Exercise prompt
Write out, exactly and only, the lines that run from the top of the records to the line with "const panelLetters = ['a', 'b', 'c', 'd'];". Include both ends; exclude pictures.

Listed records
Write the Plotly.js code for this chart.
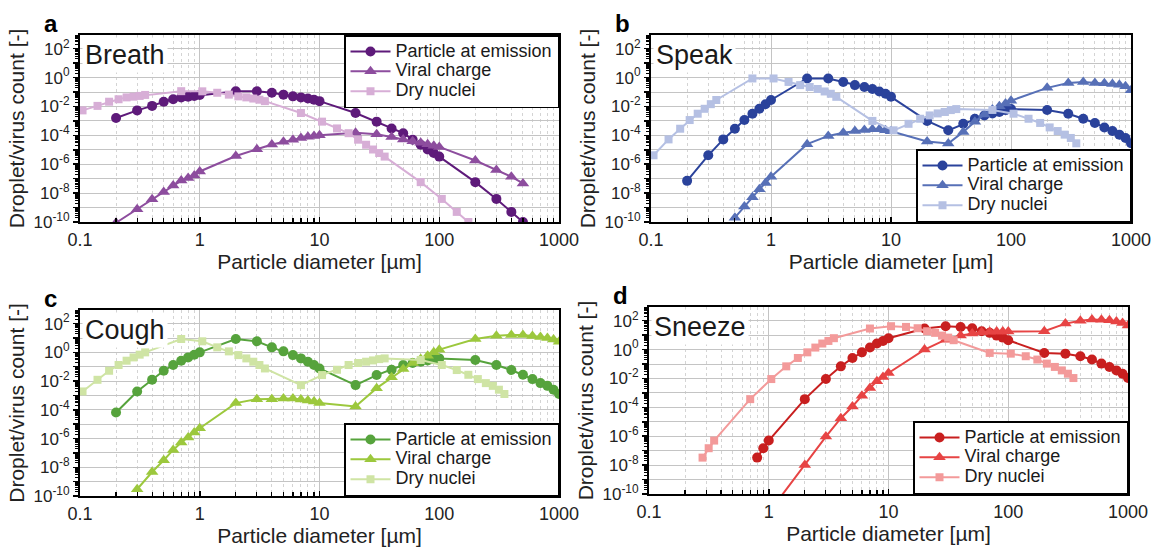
<!DOCTYPE html>
<html><head><meta charset="utf-8">
<script src="https://cdn.plot.ly/plotly-3.0.1.min.js"></script>
<style>html,body{margin:0;padding:0;background:#fff}</style>
</head><body><div id="chart" style="width:1159px;height:553px"></div>
<script>
// ---- Data (values stored as log10 of the count) ----
const seriesNames = ['Particle at emission', 'Viral charge', 'Dry nuclei'];
const panelNames = ['Breath', 'Speak', 'Cough', 'Sneeze'];
const panelLetters = ['a', 'b', 'c', 'd'];

// Breath
const breathX = [0.2,0.3,0.4,0.5,0.6,0.7,0.8,0.9,1,2,3,4,5,6,7,8,9,10,20,30,40,50,60,70,80,90,100,200,300,400,500];
const breathParticleLog = [-2.8,-2.27,-1.96,-1.67,-1.5,-1.37,-1.32,-1.27,-1.2,-0.94,-0.95,-1.05,-1.18,-1.3,-1.37,-1.45,-1.53,-1.63,-2.45,-3.05,-3.52,-3.85,-4.3,-4.65,-4.98,-5.22,-5.47,-7.24,-8.4,-9.3,-10.0];
const breathViralLog = [-10.05,-9.12,-8.42,-7.93,-7.48,-7.13,-6.95,-6.78,-6.5,-5.43,-4.96,-4.63,-4.45,-4.3,-4.18,-4.1,-4.04,-4.0,-3.82,-3.92,-4.12,-4.28,-4.4,-4.52,-4.62,-4.72,-4.8,-5.74,-6.4,-6.86,-7.33];
const breathDryX = [0.105,0.14,0.175,0.21,0.245,0.28,0.315,0.35,0.7,1.05,1.4,1.75,2.1,2.45,2.8,3.15,3.5,7,10.5,14,17.5,21,24.5,28,31.5,35,70,105,140,175];
const breathDryLog = [-2.27,-1.96,-1.67,-1.5,-1.37,-1.32,-1.27,-1.2,-0.94,-0.95,-1.05,-1.18,-1.3,-1.37,-1.45,-1.53,-1.63,-2.45,-3.05,-3.52,-3.85,-4.3,-4.65,-4.98,-5.22,-5.47,-7.24,-8.4,-9.3,-10.0];

// Speak
const speakX = [0.2,0.3,0.4,0.5,0.6,0.7,0.8,0.9,1,2,3,4,5,6,7,8,9,10,20,30,40,50,60,70,80,90,100,200,300,400,500,600,700,800,900,1000];
const speakParticleLog = [-7.15,-5.38,-4.28,-3.54,-2.94,-2.5,-2.16,-1.84,-1.55,-0.06,-0.06,-0.3,-0.52,-0.65,-0.79,-0.96,-1.12,-1.33,-3.0,-3.65,-3.2,-2.85,-2.62,-2.48,-2.38,-2.25,-2.18,-2.24,-2.5,-2.85,-3.14,-3.45,-3.7,-3.95,-4.18,-4.55];
const speakViralX = [0.5,0.6,0.7,0.8,0.9,1,2,3,4,5,6,7,8,9,10,20,30,40,50,60,70,80,90,100,200,300,400,500,600,700,800,900,1000];
const speakViralLog = [-9.7,-8.93,-8.28,-7.74,-7.3,-6.87,-4.61,-4.04,-3.82,-3.7,-3.63,-3.58,-3.58,-3.64,-3.71,-4.42,-4.56,-3.76,-3.05,-2.56,-2.21,-1.98,-1.79,-1.6,-0.71,-0.37,-0.3,-0.37,-0.4,-0.44,-0.5,-0.6,-0.88];
const speakDryX = [0.105,0.14,0.175,0.21,0.245,0.28,0.315,0.35,0.7,1.05,1.4,1.75,2.1,2.45,2.8,3.15,3.5,7,10.5,14,17.5,21,24.5,28,31.5,35,70,105,140,175,210,245,280,315,350];
const speakDryLog = [-5.38,-4.28,-3.54,-2.94,-2.5,-2.16,-1.84,-1.55,-0.06,-0.06,-0.3,-0.52,-0.65,-0.79,-0.96,-1.12,-1.33,-3.0,-3.65,-3.2,-2.85,-2.62,-2.48,-2.38,-2.25,-2.18,-2.24,-2.5,-2.85,-3.14,-3.45,-3.7,-3.95,-4.18,-4.55];

// Cough
const coughX = [0.2,0.3,0.4,0.5,0.6,0.7,0.8,0.9,1,2,3,4,5,6,7,8,9,10,20,30,40,50,60,70,80,90,100,200,300,400,500,600,700,800,900,1000];
const coughParticleLog = [-4.19,-2.72,-1.91,-1.28,-0.88,-0.58,-0.35,-0.16,0,0.93,0.77,0.35,0.07,-0.19,-0.42,-0.65,-0.88,-1.12,-2.28,-1.58,-1.21,-0.88,-0.74,-0.65,-0.56,-0.47,-0.42,-0.53,-0.88,-1.23,-1.56,-1.86,-2.14,-2.33,-2.6,-2.9];
const coughViralX = [0.3,0.4,0.5,0.6,0.7,0.8,0.9,1,2,3,4,5,6,7,8,9,10,20,30,40,50,60,70,80,90,100,200,300,400,500,600,700,800,900,1000];
const coughViralLog = [-9.53,-8.33,-7.51,-6.79,-6.28,-5.93,-5.58,-5.28,-3.53,-3.26,-3.26,-3.21,-3.21,-3.28,-3.35,-3.42,-3.53,-3.77,-2.49,-1.74,-1.16,-0.74,-0.47,-0.23,0,0.19,0.93,1.16,1.21,1.21,1.14,1.07,1.0,0.9,0.74];
const coughDryX = [0.105,0.14,0.175,0.21,0.245,0.28,0.315,0.35,0.7,1.05,1.4,1.75,2.1,2.45,2.8,3.15,3.5,7,10.5,14,17.5,21,24.5,28,31.5,35,70,105,140,175,210,245,280,315,350];
const coughDryLog = [-2.72,-1.91,-1.28,-0.88,-0.58,-0.35,-0.16,0,0.93,0.77,0.35,0.07,-0.19,-0.42,-0.65,-0.88,-1.12,-2.28,-1.58,-1.21,-0.88,-0.74,-0.65,-0.56,-0.47,-0.42,-0.53,-0.88,-1.23,-1.56,-1.86,-2.14,-2.33,-2.6,-2.9];

// Sneeze
const sneezeX = [0.8,0.9,1,2,3,4,5,6,7,8,9,10,20,30,40,50,60,70,80,90,100,200,300,400,500,600,700,800,900,1000];
const sneezeParticleLog = [-7.48,-6.83,-6.3,-3.43,-2.04,-1.16,-0.58,-0.19,0.14,0.42,0.6,0.79,1.46,1.62,1.57,1.48,1.27,1.16,0.97,0.83,0.65,-0.23,-0.28,-0.46,-0.69,-0.97,-1.2,-1.44,-1.67,-1.97];
const sneezeViralX = [1,2,3,4,5,6,7,8,9,10,20,30,40,50,60,70,80,90,100,200,300,400,500,600,700,800,900,1000];
const sneezeViralLog = [-11.3,-7.99,-6.02,-4.75,-3.94,-3.19,-2.66,-2.2,-1.9,-1.62,0.0,0.69,0.97,1.11,1.2,1.24,1.25,1.25,1.25,1.27,1.8,2.0,2.08,2.06,2.03,1.95,1.85,1.67];
const sneezeDryX = [0.28,0.315,0.35,0.7,1.05,1.4,1.75,2.1,2.45,2.8,3.15,3.5,7,10.5,14,17.5,21,24.5,28,31.5,35,70,105,140,175,210,245,280,315,350];
const sneezeDryLog = [-7.48,-6.83,-6.3,-3.43,-2.04,-1.16,-0.58,-0.19,0.14,0.42,0.6,0.79,1.46,1.62,1.57,1.48,1.27,1.16,0.97,0.83,0.65,-0.23,-0.28,-0.46,-0.69,-0.97,-1.2,-1.44,-1.67,-1.97];

const xTickVals = [0.1, 1, 10, 100, 1000];
const xTickText = ['0.1', '1', '10', '100', '1000'];
const yExponents = [-10,-9,-8,-7,-6,-5,-4,-3,-2,-1,0,1,2];

// ---- Styling ----
const palettes = [
  ['#5e1a7a', '#8d4d9e', '#d7aed6'],
  ['#2a429b', '#5770b7', '#b5c0e3'],
  ['#56a33c', '#9cc83d', '#cfe4a4'],
  ['#c81f1f', '#e74444', '#f39a9a']
];
const symbols = ['circle', 'triangle-up', 'square'];
const msizes = [10, 11, 8];

const panels = [
  [[breathX, breathParticleLog], [breathX, breathViralLog], [breathDryX, breathDryLog]],
  [[speakX, speakParticleLog], [speakViralX, speakViralLog], [speakDryX, speakDryLog]],
  [[coughX, coughParticleLog], [coughViralX, coughViralLog], [coughDryX, coughDryLog]],
  [[sneezeX, sneezeParticleLog], [sneezeViralX, sneezeViralLog], [sneezeDryX, sneezeDryLog]]
];

const W = 1159, H = 553;
// pixel boxes [left, right, top, bottom]
const boxes = [
  [80, 559, 35, 222],
  [651, 1131, 35, 222],
  [80, 559, 310, 496],
  [649, 1128, 307, 494]
];
const yRange = [-10, 2.95];

const traces = [];
panels.forEach((pan, p) => {
  pan.forEach((s, k) => {
    traces.push({
      type: 'scatter', mode: 'lines+markers',
      x: s[0], y: s[1].map(v => Math.pow(10, v)),
      name: '<span style="font-size:18px">' + seriesNames[k] + '</span>',
      xaxis: p === 0 ? 'x' : 'x' + (p + 1),
      yaxis: p === 0 ? 'y' : 'y' + (p + 1),
      legend: p === 0 ? 'legend' : 'legend' + (p + 1),
      line: {color: palettes[p][k], width: 2},
      marker: {color: palettes[p][k], symbol: symbols[k], size: msizes[k], line: {width: 0}},
      hoverinfo: 'x+y'
    });
  });
});

const minorX = [];
[0.1, 1, 10, 100].forEach(d => { for (let m = 2; m <= 9; m++) minorX.push(d * m); });
const minorY = [];
yExponents.forEach(e => { for (let m = 2; m <= 9; m++) minorY.push(m * Math.pow(10, e)); });

const font = 'Liberation Sans, Arial, sans-serif';
const layout = {
  width: W, height: H,
  margin: {l: 0, r: 0, t: 0, b: 0},
  paper_bgcolor: '#fff', plot_bgcolor: '#fff',
  font: {family: font, color: '#1a1a1a'},
  showlegend: true,
  annotations: []
};

boxes.forEach((b, p) => {
  const sx = p === 0 ? '' : String(p + 1);
  layout['xaxis' + sx] = {
    type: 'log', range: [-1, 3],
    domain: [b[0] / W, b[1] / W],
    anchor: 'y' + sx,
    tickmode: 'array', tickvals: xTickVals, ticktext: xTickText,
    tickfont: {size: 18, color: '#222'},
    ticks: 'inside', ticklen: 5, tickwidth: 1.5, tickcolor: '#000',
    showline: true, linecolor: '#000', linewidth: 2, mirror: true,
    showgrid: true, gridcolor: '#c4c4c4', gridwidth: 1,
    minor: {tickvals: minorX, ticks: 'inside', ticklen: 4, tickwidth: 1.2, tickcolor: '#000',
            showgrid: true, gridcolor: '#d4d4d4', griddash: '3px,3px', gridwidth: 1},
    zeroline: false,
    title: {text: 'Particle diameter [µm]', font: {size: 21, color: '#222'}, standoff: 2}
  };
  layout['yaxis' + sx] = {
    type: 'log', range: yRange,
    domain: [(H - b[3]) / H, (H - b[2]) / H],
    anchor: 'x' + sx,
    tickmode: 'array',
    tickvals: yExponents.map(e => Math.pow(10, e)),
    ticktext: yExponents.map(e => (e % 2 === 0 ? '10<sup>' + e + '</sup>' : '')),
    tickfont: {size: 17, color: '#222'},
    ticks: 'outside', ticklen: 5, tickwidth: 1.5, tickcolor: '#000',
    showline: true, linecolor: '#000', linewidth: 2, mirror: true,
    showgrid: true, gridcolor: '#c4c4c4', gridwidth: 1,
    minor: {tickvals: minorY, ticks: 'outside', ticklen: 3, tickwidth: 1, tickcolor: '#000', showgrid: false},
    zeroline: false,
    title: {text: 'Droplet/virus count [-]', font: {size: 21, color: '#222'}, standoff: 3}
  };
  const lg = p === 0 ? 'legend' : 'legend' + (p + 1);
  const top = p === 0;
  layout[lg] = {
    x: b[1] / W, xanchor: 'right',
    y: top ? (H - b[2]) / H : (H - b[3]) / H, yanchor: top ? 'top' : 'bottom',
    bgcolor: '#fff', bordercolor: '#000', borderwidth: 1.5,
    font: {size: 13, family: font, color: '#1a1a1a'},
    tracegroupgap: 0, itemwidth: 40
  };
  layout.annotations.push({
    text: panelNames[p], xref: 'paper', yref: 'paper',
    x: (b[0] + 2) / W, y: (H - b[2] - 2) / H, xanchor: 'left', yanchor: 'top',
    showarrow: false, bgcolor: '#fff', borderpad: 2,
    font: {size: 27, family: font, color: '#1a1a1a'}
  });
  layout.annotations.push({
    text: '<b>' + panelLetters[p] + '</b>', xref: 'paper', yref: 'paper',
    x: (b[0] - 38) / W, y: (H - b[2] + 27) / H, xanchor: 'left', yanchor: 'top',
    showarrow: false, font: {size: 24, family: font, color: '#000'}
  });
});

Plotly.newPlot('chart', traces, layout, {displayModeBar: false, staticPlot: true});
</script>
</body></html>
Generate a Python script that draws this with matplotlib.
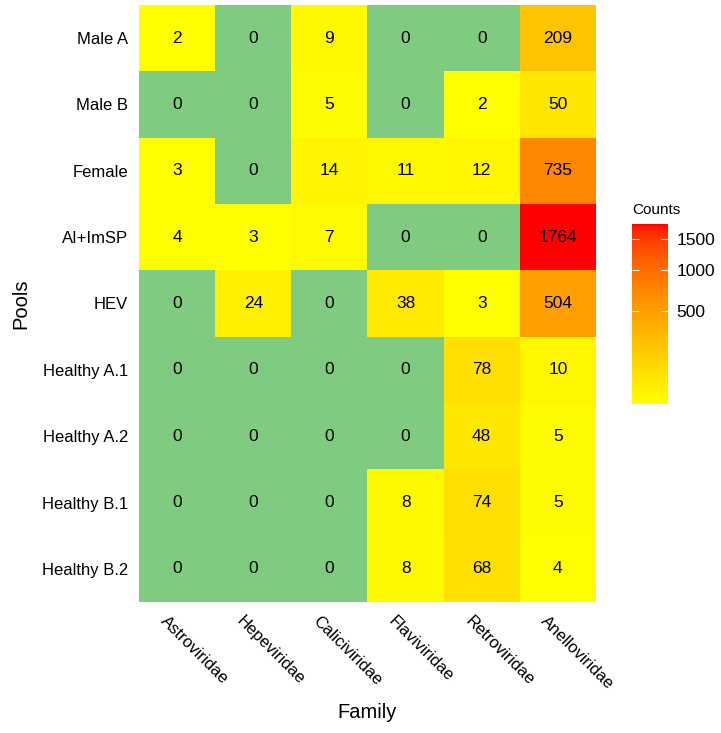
import numpy as np
import matplotlib
matplotlib.use('Agg')
import matplotlib.pyplot as plt
from matplotlib.colors import ListedColormap, FuncNorm
from matplotlib.transforms import ScaledTranslation

plt.rcParams['font.family'] = ['Liberation Sans', 'DejaVu Sans']

pools = ['Male A', 'Male B', 'Female', 'AI+ImSP', 'HEV',
         'Healthy A.1', 'Healthy A.2', 'Healthy B.1', 'Healthy B.2']
families = ['Astroviridae', 'Hepeviridae', 'Caliciviridae',
            'Flaviviridae', 'Retroviridae', 'Anelloviridae']

male_a = [2, 0, 9, 0, 0, 209]
male_b = [0, 0, 5, 0, 2, 50]
female = [3, 0, 14, 11, 12, 735]
ai_imsp = [4, 3, 7, 0, 0, 1764]
hev = [0, 24, 0, 38, 3, 504]
healthy_a1 = [0, 0, 0, 0, 78, 10]
healthy_a2 = [0, 0, 0, 0, 48, 5]
healthy_b1 = [0, 0, 0, 8, 74, 5]
healthy_b2 = [0, 0, 0, 8, 68, 4]

colorbar_ticks = [500, 1000, 1500]

counts = np.array([male_a, male_b, female, ai_imsp, hev,
                   healthy_a1, healthy_a2, healthy_b1, healthy_b2])

ZERO_COLOR = '#7FCB7F'


# yellow -> red gradient interpolated in Lab space (like ggplot)
def srgb_to_lab(rgb):
    rgb = np.asarray(rgb, dtype=float)
    lin = np.where(rgb <= 0.04045, rgb / 12.92, ((rgb + 0.055) / 1.055) ** 2.4)
    m = np.array([[0.4124, 0.3576, 0.1805],
                  [0.2126, 0.7152, 0.0722],
                  [0.0193, 0.1192, 0.9505]])
    xyz = m @ lin / np.array([0.95047, 1.0, 1.08883])
    f = np.where(xyz > 0.008856, np.cbrt(xyz), 7.787 * xyz + 16 / 116)
    return np.array([116 * f[1] - 16, 500 * (f[0] - f[1]), 200 * (f[1] - f[2])])


def lab_to_srgb(lab):
    fy = (lab[0] + 16) / 116
    fx = fy + lab[1] / 500
    fz = fy - lab[2] / 200
    f = np.array([fx, fy, fz])
    xyz = np.where(f ** 3 > 0.008856, f ** 3, (f - 16 / 116) / 7.787)
    xyz = xyz * np.array([0.95047, 1.0, 1.08883])
    m_inv = np.array([[3.2406, -1.5372, -0.4986],
                      [-0.9689, 1.8758, 0.0415],
                      [0.0557, -0.2040, 1.0570]])
    lin = m_inv @ xyz
    rgb = np.where(lin <= 0.0031308, 12.92 * lin, 1.055 * np.clip(lin, 0, None) ** (1 / 2.4) - 0.055)
    return np.clip(rgb, 0, 1)


low = srgb_to_lab([1.0, 1.0, 0.0])
high = srgb_to_lab([1.0, 0.0, 0.0])
ramp = [lab_to_srgb(low + t * (high - low)) for t in np.linspace(0, 1, 256)]
cmap = ListedColormap(ramp)
cmap.set_bad(ZERO_COLOR)

norm = FuncNorm((np.sqrt, np.square), vmin=counts[counts > 0].min(), vmax=counts.max())

fig = plt.figure(figsize=(7.21, 7.33), dpi=100)
ax = fig.add_axes([0.1928, 0.1787, 0.6338, 0.8145])

masked = np.ma.masked_where(counts == 0, counts)
mesh = ax.pcolormesh(np.arange(len(families) + 1) - 0.5,
                     np.arange(len(pools) + 1) - 0.5,
                     masked, cmap=cmap, norm=norm)
ax.set_xlim(-0.5, len(families) - 0.5)
ax.set_ylim(len(pools) - 0.5, -0.5)

# numbers in cells
for i in range(len(pools)):
    for j in range(len(families)):
        ax.text(j, i, str(counts[i, j]), ha='center', va='center', fontsize=12.5)

ax.set_yticks(range(len(pools)))
ax.set_yticklabels(pools, fontsize=12)
ax.set_xticks(range(len(families)))
ax.set_xticklabels(families, fontsize=12, rotation=-45, ha='left', va='top',
                   rotation_mode='anchor')
ax.tick_params(length=0, pad=8)
# nudge rotated labels a bit to the left
shift = ScaledTranslation(-9 / 100, 0, fig.dpi_scale_trans)
for lbl in ax.get_xticklabels():
    lbl.set_transform(lbl.get_transform() + shift)
for s in ax.spines.values():
    s.set_visible(False)
ax.set_xlabel('Family', fontsize=14.5, labelpad=8)
ax.set_ylabel('Pools', fontsize=14.5, labelpad=8)

# colour bar
cax = fig.add_axes([0.8766, 0.4488, 0.0499, 0.2456])
cb = fig.colorbar(mesh, cax=cax, ticks=colorbar_ticks)
cb.outline.set_visible(False)
cax.tick_params(axis='y', direction='in', color='white', length=5, width=0.8,
                left=True, right=True, labelsize=12.5, pad=6)
cax.set_title('Counts', fontsize=11, loc='left', pad=7)

fig.savefig('out.png', dpi=100)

Finished task
Write the Plotly.js code for this chart.
<!DOCTYPE html>
<html><head><meta charset="utf-8">
<script src="https://cdn.plot.ly/plotly-3.0.1.min.js"></script>
<style>html,body{margin:0;padding:0;background:#fff}</style>
</head><body><div id="chart" style="width:1159px;height:553px"></div>
<script>
// ---- Data (values stored as log10 of the count) ----
const seriesNames = ['Particle at emission', 'Viral charge', 'Dry nuclei'];
const panelNames = ['Breath', 'Speak', 'Cough', 'Sneeze'];
const panelLetters = ['a', 'b', 'c', 'd'];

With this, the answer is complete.